Hmm. 200 men is a large company. You just don’t get a guerrilla company operating openly that often. It is even rare that they fight during daytime in platoons (say 20 men).
This was in part a bid to release more prisoners. Mosul is a city of 1.5 million or so in the north, 80% Sunni Arab, and a lot of US soldiers have been withdrawn from it for the surge in Baghdad.
Two suicide bombers also hit a bridge north of Mosul.
Then, Reuters reports, guerrillas fired mortar shells into the Green Zone again, as they do often, but this time managed to kill 2 persons and wound 10 others. The Green Zone was supposed to be the safe part of Iraq. But areas just around it are ruled by the Baathis or the Islamic State of Iraq.
State Department employees in Baghdad leaked to McClatchy their fear and anger at the lack of protection they have in the Green Zone. Their trailers are sitting ducks for the mortar shells, and a thousand of them have been Shanghaied by Cheney and Bush for the world’s largest embassy. Some are saying that the number of personnel there should be cut back.
That’s a remarkable record of death and destruction for one day, from Mosul in the north to Nasiriya in the south. It doesn’t seem to be about just 4 provinces, either.
Al-Zaman reports in Arabic that Iraqi PM Nuri al-Maliki called on Iranian companies to build 4 oil refineries in southern Iraq. He gave the Iranian firms precedence.
Al-Zaman also says that there has been a marked deterioration of security in Diwaniya, Nasiriya and Basra in the Shiite south.
Hoshyar Zebari, Iraq’s Kurdish foreign minister, rejected Gen. Pervez Musharraf’s proposal that Muslim troops come to Iraq under the banner of the Organization of the Islamic Conference (Muslim Foreign Ministers). Malaysia and Indonesia had also shown an interest in such a mission.
I presume that the joint Kurdish/ Shiite government in Baghdad views such proposals as an incursion of foreign, Sunni power into Iraq. Pakistan, for instance is strongly allied with Saudi Arabia (see below). Musharraf also has excellent relations with the secular generals of Turkey, where he in part grew up as the son of a diplomat. His Saudi and Turkish connections would raise Kurdish and Shiite alarums about him.

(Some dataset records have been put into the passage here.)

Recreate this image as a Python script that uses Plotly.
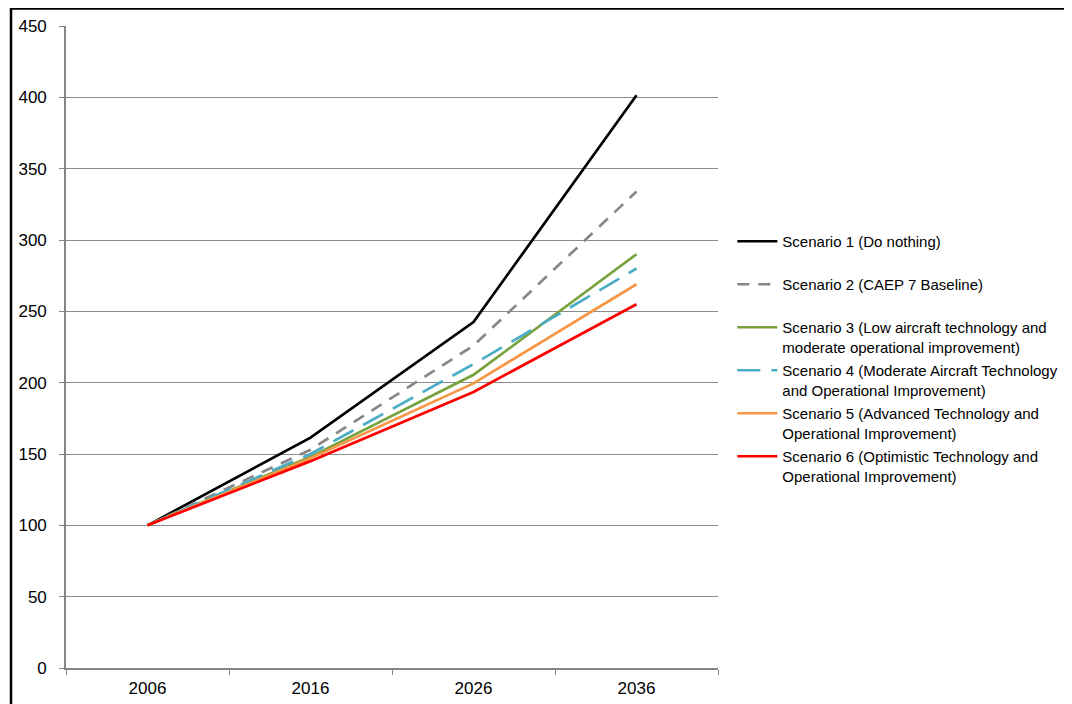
import plotly.graph_objects as go

years = ["2006", "2016", "2026", "2036"]
s1 = [100, 161.5, 242.5, 401.5]
s2 = [100, 153, 226, 334]
s3 = [100, 148, 205.5, 290]
s4 = [100, 150, 213, 280]
s5 = [100, 147, 199.5, 269]
s6 = [100, 145, 193.5, 255]

names = [
    "Scenario 1 (Do nothing)<br>\u00a0",
    "Scenario 2 (CAEP 7 Baseline)<br>\u00a0",
    "Scenario 3 (Low aircraft technology and<br>moderate operational improvement)",
    "Scenario 4 (Moderate Aircraft Technology<br>and Operational Improvement)",
    "Scenario 5 (Advanced Technology and<br>Operational Improvement)",
    "Scenario 6 (Optimistic Technology and<br>Operational Improvement)",
]
series = [s1, s2, s3, s4, s5, s6]
colors = ["#000000", "#878787", "#77A23D", "#4BACC6", "#F79646", "#FF0000"]
dashes = ["solid", "12px,9px", "solid", "23px,11px", "solid", "solid"]

fig = go.Figure()
for i, (n, s, c, d) in enumerate(zip(names, series, colors, dashes)):
    fig.add_trace(go.Scatter(
        x=years, y=s, name=n, mode="lines",
        line=dict(color=c, width=2.7, dash=d),
        legendgroup=f"g{i}",
    ))

W, H = 1064, 696
L, R, T, B = 58, 354, 18, 36
fig.update_layout(
    width=W, height=H,
    margin=dict(l=L, r=R, t=T, b=B, autoexpand=False),
    paper_bgcolor="white", plot_bgcolor="white",
    font=dict(family="Liberation Sans, Arial, sans-serif", size=15, color="#000000"),
    showlegend=True,
    legend=dict(
        x=1.022, y=0.69, xanchor="left", yanchor="top",
        tracegroupgap=1, font=dict(size=15), valign="top",
        bgcolor="rgba(0,0,0,0)", itemwidth=40,
    ),
    xaxis=dict(
        type="category", tickson="boundaries", showgrid=False,
        showline=True, linecolor="#868686", linewidth=1.6,
        ticks="outside", ticklen=5, tickcolor="#868686",
        tickfont=dict(size=17), ticklabelstandoff=4, range=[-0.5, 3.5],
    ),
    yaxis=dict(
        range=[0, 450], dtick=50, showgrid=True, gridcolor="#8c8c8c", gridwidth=1,
        showline=True, linecolor="#868686", linewidth=1.6,
        ticks="outside", ticklen=5, tickcolor="#868686",
        tickfont=dict(size=17), ticklabelstandoff=9, zeroline=False,
    ),
)

pw, ph = W - L - R, H - T - B
# outer chart border
fig.add_shape(type="rect", xref="paper", yref="paper",
              x0=(3 - L) / pw, x1=1.7, y0=-0.2, y1=(H - B - 0.5) / ph,
              line=dict(color="black", width=2.5), layer="above")

fig.write_html("out.html")
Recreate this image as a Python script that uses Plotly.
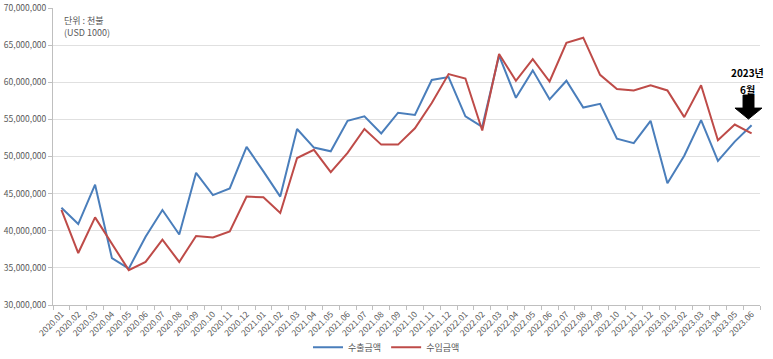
import plotly.graph_objects as go

months = [f"{y}.{m:02d}" for y in range(2020, 2024) for m in range(1, 13)][:42]

export_vals = [43.1, 40.9, 46.2, 36.3, 34.9, 39.2, 42.8, 39.5, 47.8, 44.8, 45.7, 51.3,
               48.0, 44.6, 53.7, 51.2, 50.7, 54.8, 55.4, 53.1, 55.9, 55.6, 60.3, 60.7,
               55.4, 54.0, 63.6, 57.9, 61.6, 57.7, 60.2, 56.6, 57.1, 52.4, 51.8, 54.8,
               46.4, 50.1, 54.9, 49.4, 52.0, 54.2]
import_vals = [42.8, 37.0, 41.8, 38.2, 34.7, 35.8, 38.8, 35.8, 39.3, 39.1, 39.9, 44.6,
               44.5, 42.4, 49.8, 50.9, 47.9, 50.5, 53.7, 51.6, 51.6, 53.8, 57.2, 61.1,
               60.5, 53.5, 63.8, 60.2, 63.1, 60.1, 65.3, 66.0, 61.0, 59.1, 58.9, 59.6,
               58.9, 55.3, 59.6, 52.2, 54.3, 53.1]
export_vals = [v * 1_000_000 for v in export_vals]
import_vals = [v * 1_000_000 for v in import_vals]

series_names = ["수출금액", "수입금액"]
colors = ["#4a7ebb", "#be4b48"]

font = "Noto Sans CJK KR"

fig = go.Figure()
for name, vals, c in zip(series_names, [export_vals, import_vals], colors):
    fig.add_trace(go.Scatter(x=months, y=vals, name=name, mode="lines",
                             line=dict(color=c, width=2)))

fig.update_layout(
    width=773, height=359,
    margin=dict(l=53, r=13, t=8, b=54, autoexpand=False),
    plot_bgcolor="white", paper_bgcolor="white",
    font=dict(family=font, size=9, color="#595959"),
    showlegend=True,
    legend=dict(orientation="h", x=0.5, xanchor="center", xref="container",
                y=0.033, yanchor="middle", yref="container", itemwidth=30,
                font=dict(size=9, color="#595959"), bgcolor="rgba(0,0,0,0)"),
    xaxis=dict(type="category", tickangle=-45, showgrid=False, range=[-0.5, 41.5],
               showline=True, linecolor="#bfbfbf", ticks="outside", tickcolor="#bfbfbf",
               ticklen=4, tickson="boundaries", tickfont=dict(size=8.5, color="#595959"),
               automargin=False),
    yaxis=dict(range=[30_000_000, 70_000_000], dtick=5_000_000, tickformat=",d",
               showgrid=True, gridcolor="#e0e0e0", gridwidth=1,
               showline=True, linecolor="#bfbfbf", ticks="outside", tickcolor="#bfbfbf",
               ticklen=4, zeroline=False, tickfont=dict(size=8.5, color="#595959"),
               automargin=False),
)

fig.add_annotation(xref="paper", yref="paper", x=0.0127, y=0.985, xanchor="left", yanchor="top",
                   text="단위 : 천불<br>(USD 1000)", showarrow=False, align="left",
                   font=dict(size=9, color="#595959", family=font))
fig.add_annotation(xref="paper", yref="paper", x=0.983, y=0.783, xanchor="center", yanchor="middle",
                   text="<b>2023년</b>", showarrow=False, borderpad=0,
                   font=dict(size=10, color="black", family=font))
fig.add_annotation(xref="paper", yref="paper", x=0.983, y=0.727, xanchor="center", yanchor="middle",
                   text="<b>6월</b>", showarrow=False, borderpad=0,
                   font=dict(size=10, color="black", family=font))
fig.add_shape(type="path", xref="paper", yref="paper",
              path="M 0.976 0.707 L 0.9915 0.707 L 0.9915 0.663 L 1.0028 0.663 L 0.9837 0.626 "
                   "L 0.9646 0.663 L 0.976 0.663 Z",
              fillcolor="black", line=dict(color="black", width=1))

fig.write_html("out.html", config={"displayModeBar": False},
               post_script="document.body.style.margin='0px';document.body.style.overflow='hidden';")
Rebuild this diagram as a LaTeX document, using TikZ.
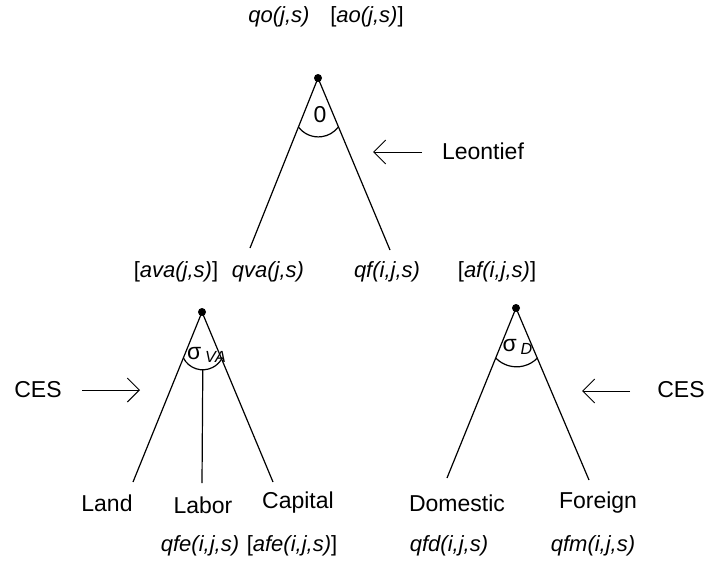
\documentclass[tikz,border=0pt]{standalone}
\usepackage{fontspec}
\setmainfont{Liberation Sans}
\usetikzlibrary{arrows.meta,calc}

\begin{document}
\begin{tikzpicture}[x=0.5pt,y=-0.5pt,font=\fontsize{11.5}{13}\selectfont,
  branch/.style={line width=0.6pt},
  pointer/.style={-{Straight Barb[length=6pt,width=12pt]},line width=0.5pt},
  var/.style={font=\fontsize{11}{13}\selectfont\itshape,inner sep=1pt},
  dot/.style={circle,fill,inner sep=0pt,minimum size=4pt}]
\useasboundingbox (0,0) rectangle (707,562);
% top nest: Leontief
\node[dot] (top) at (318,78) {};
\coordinate (va) at (250,248);
\coordinate (fi) at (390,250);
\draw[branch] (top.center)--(va);
\draw[branch] (top.center)--(fi);
\draw[branch] ($(top.center)!0.288!(va)$) arc[start angle=217,end angle=323,radius=12.5pt];
\node (sig0) at (320,115) {0};
\node[var] (qo) at (279,17) {qo(j,s)};
\node[var] (ao) at (367,17) {{\upshape[}ao(j,s){\upshape]}};
\node (leon) at (483,151) {Leontief};
\coordinate (leonTail) at (422,152);
\coordinate (leonHead) at (373,152);
\draw[pointer] (leonTail)--(leonHead);
\node[var] (ava) at (176,272) {{\upshape[}ava(j,s){\upshape]}};
\node[var] (qva) at (268,272) {qva(j,s)};
\node[var] (qf) at (387,272) {qf(i,j,s)};
\node[var] (af) at (497,272) {{\upshape[}af(i,j,s){\upshape]}};
% value added nest: CES
\node[dot] (vaTop) at (202,312) {};
\coordinate (land) at (133,482);
\coordinate (capital) at (273,482);
\coordinate (labor) at (202,483);
\draw[branch] (vaTop.center)--(land);
\draw[branch] (vaTop.center)--(capital);
\draw[branch] ($(vaTop.center)!0.27!(land)$) arc[start angle=207,end angle=333,radius=10.9pt]
  coordinate[pos=0.5] (vaArc);
\draw[branch] (vaArc)--(labor);
\node (sigVA) at (207,355) {σ\,\textsubscript{\itshape VA}};
\node (cesL) at (38,390) {CES};
\coordinate (cesLTail) at (82,390);
\coordinate (cesLHead) at (140,390);
\draw[pointer] (cesLTail)--(cesLHead);
\node (landTxt) at (107,503) {Land};
\node (laborTxt) at (203,505) {Labor};
\node (capTxt) at (298,503) {Capital};
\node[var] (qfe) at (200,546) {qfe(i,j,s)};
\node[var] (afe) at (292,546) {{\upshape[}afe(i,j,s){\upshape]}};
% domestic/foreign nest: CES
\node[dot] (dTop) at (516,308) {};
\coordinate (dom) at (447,478);
\coordinate (imp) at (589,480);
\draw[branch] (dTop.center)--(dom);
\draw[branch] (dTop.center)--(imp);
\draw[branch] ($(dTop.center)!0.294!(dom)$) arc[start angle=224,end angle=316,radius=14.5pt];
\node (sigD) at (518,347) {σ\,\textsubscript{\itshape D}};
\node (cesR) at (681,390) {CES};
\coordinate (cesRTail) at (630,391);
\coordinate (cesRHead) at (582,391);
\draw[pointer] (cesRTail)--(cesRHead);
\node (domTxt) at (457,503) {Domestic};
\node (forTxt) at (598,503) {Foreign};
\node[var] (qfd) at (449,546) {qfd(i,j,s)};
\node[var] (qfm) at (593,546) {qfm(i,j,s)};
\end{tikzpicture}
\end{document}
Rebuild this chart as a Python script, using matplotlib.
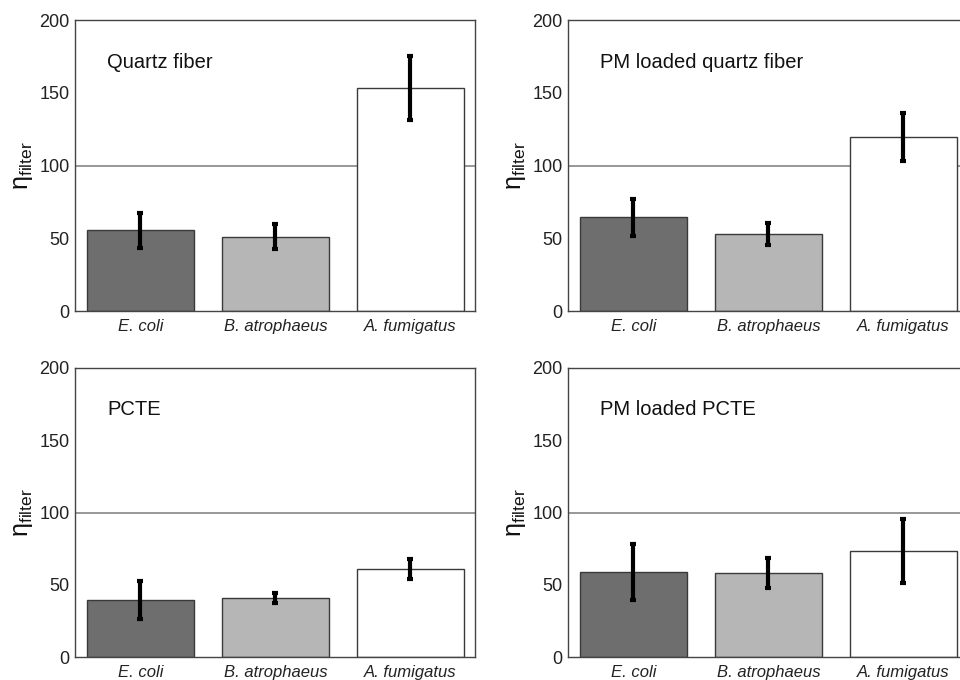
import matplotlib
matplotlib.use("Agg")
import matplotlib.pyplot as plt
import numpy as np

plt.rcParams['font.family'] = ['Liberation Sans', 'DejaVu Sans']
plt.rcParams['mathtext.fontset'] = 'custom'
plt.rcParams['mathtext.rm'] = 'Liberation Sans'
plt.rcParams['mathtext.it'] = 'Liberation Sans:italic'

categories = ["E. coli", "B. atrophaeus", "A. fumigatus"]
panel_titles = ["Quartz fiber", "PM loaded quartz fiber", "PCTE", "PM loaded PCTE"]
quartz = [55.5, 51.0, 153.0]
quartz_err = [12.0, 8.5, 22.0]
pm_quartz = [64.5, 53.0, 119.5]
pm_quartz_err = [12.8, 7.7, 16.3]
pcte = [39.5, 41.0, 61.0]
pcte_err = [13.4, 3.6, 6.7]
pm_pcte = [59.0, 58.3, 73.5]
pm_pcte_err = [19.3, 10.4, 22.2]
yticks = [0, 50, 100, 150, 200]
reference_level = 100

values = [quartz, pm_quartz, pcte, pm_pcte]
errors = [quartz_err, pm_quartz_err, pcte_err, pm_pcte_err]
fills = ["#6e6e6e", "#b6b6b6", "#ffffff"]

fig = plt.figure(figsize=(9.6, 6.8), dpi=100)
positions = [
    [75/960, 369/680, 400/960, 291/680],
    [568/960, 369/680, 400/960, 291/680],
    [75/960, 23/680, 400/960, 289/680],
    [568/960, 23/680, 400/960, 289/680],
]

x = np.arange(len(categories))
for pos, title, vals, errs in zip(positions, panel_titles, values, errors):
    ax = fig.add_axes(pos)
    ax.axhline(reference_level, color="#909090", lw=1.3, zorder=1)
    ax.bar(x, vals, width=0.79, color=fills, edgecolor="#3a3a3a", linewidth=1.0, zorder=2)
    ax.errorbar(x, vals, yerr=errs, fmt="none", ecolor="black", elinewidth=3.0,
                capsize=2.5, capthick=3, zorder=3)
    ax.set_xlim(-0.485, 2.48)
    ax.set_ylim(0, 200)
    ax.set_yticks(yticks)
    ax.set_yticklabels([str(t) for t in yticks], fontsize=13)
    ax.set_xticks(x)
    ax.set_xticklabels(categories, fontsize=12, style="italic")
    ax.tick_params(axis="both", length=0, colors="#222222")
    ax.tick_params(axis="y", pad=4)
    ax.tick_params(axis="x", pad=6)
    for s in ax.spines.values():
        s.set_color("#444444")
        s.set_linewidth(1.0)
    ax.text(0.08, 0.855, title, transform=ax.transAxes, fontsize=14.5,
            ha="left", va="center", color="#111111")
    ax.set_ylabel(r"$\mathrm{\eta}_{\mathrm{filter}}$", fontsize=18, color="#111111")
    ax.yaxis.set_label_coords(-0.1, 0.5)

fig.savefig("out.png", dpi=100)
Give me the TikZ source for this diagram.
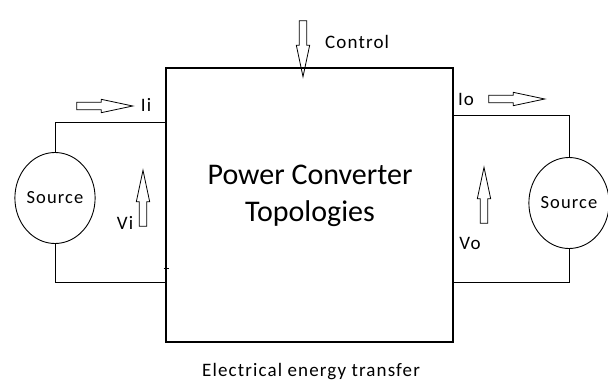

But why would the OIC even want the job? For their part, non-Arab Muslim nations such as Malaysia, Indonesia and Pakistan may see potential economic benefits from getting involved with Iraq. Pakistan has an added impetus, of not wanting to see the general region destabilized, and wanting a toehold in the Oil Gulf as part of its competition with India.
A US diplomatic source is alleged to have told an Egyptian newspaper that the Saudis are contemplating direct intervention in Iraq on behalf of the Sunni Arabs and in fear of a spread of Iranian influence. This is a contingency plan for if the US suddenly pulls out its troops. The article says that Cheney’s visit to Saudi Arabia came in part in response to this threat.